Assessing Impacts of Climate and Land Use Change on Terrestiral-Ocean Fluxes of Carbon and Nutrients and their Cycling in Coastal Ecosystems

Friday, 19 December 2014: 8:00 AM
Steven E Lohrenz, University of Massachusetts Dartmouth, New Bedford, MA, United States, Hanqin Tian, Auburn University at Montgomery, Auburn, AL, United States, Ruoying He, North Carolina State Univ., Raleigh, NC, United States, Wei-Jun Cai, University of Delaware, Newark, DE, United States and Z. George Xue, NC State Univ-MEAS, Raleigh, NC, United States
Climate change, increasing population, and associated changes in land use have placed tremendous pressures on coastal ecosystems.

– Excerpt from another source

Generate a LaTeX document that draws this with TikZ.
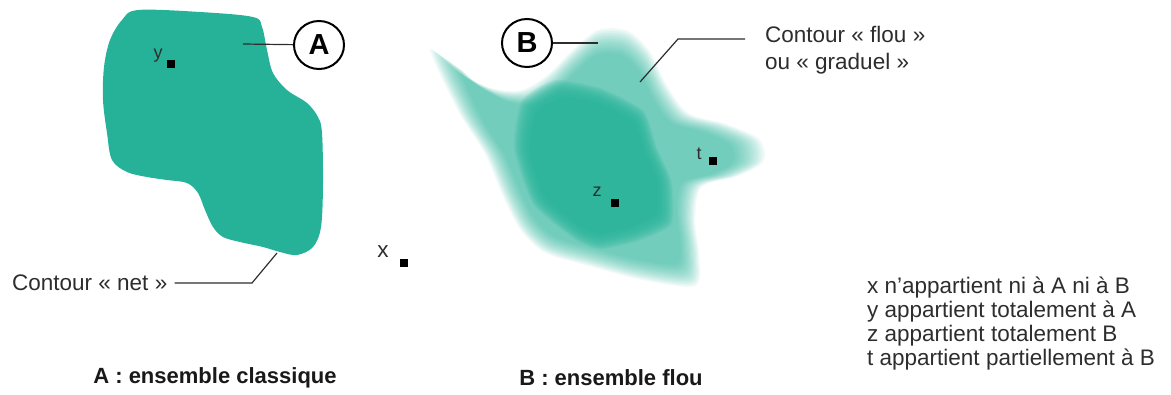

We describe an integrated research effort involving observations, modeling and prediction to explore how climate and weather-related forcing in conjunction with changing human activity can alter the transfer of water, carbon and nutrients through various terrestrial reservoirs into rivers, estuaries, and coastal ocean waters, ultimately impacting the biogeochemistry and trophic dynamics of the coastal ocean. We refer to recent NSF- and NASA-funded research applying an integrated suite of models in conjunction with remotely sensed as well as targeted in situ observations to understand processes controlling fluxes on land and their coupling to riverine, estuarine and ocean ecosystems. Past and present conditions across land-ocean continua are examined, as well as coupled model projections of future scenarios for climate, land-use and other human activity. Finally, we provide examples of approaches for determining an overall carbon balance in coastal margins and for describing and predicting how climate and land use changes impact coastal water quality, including coastal eutrophication, hypoxia and ocean acidification.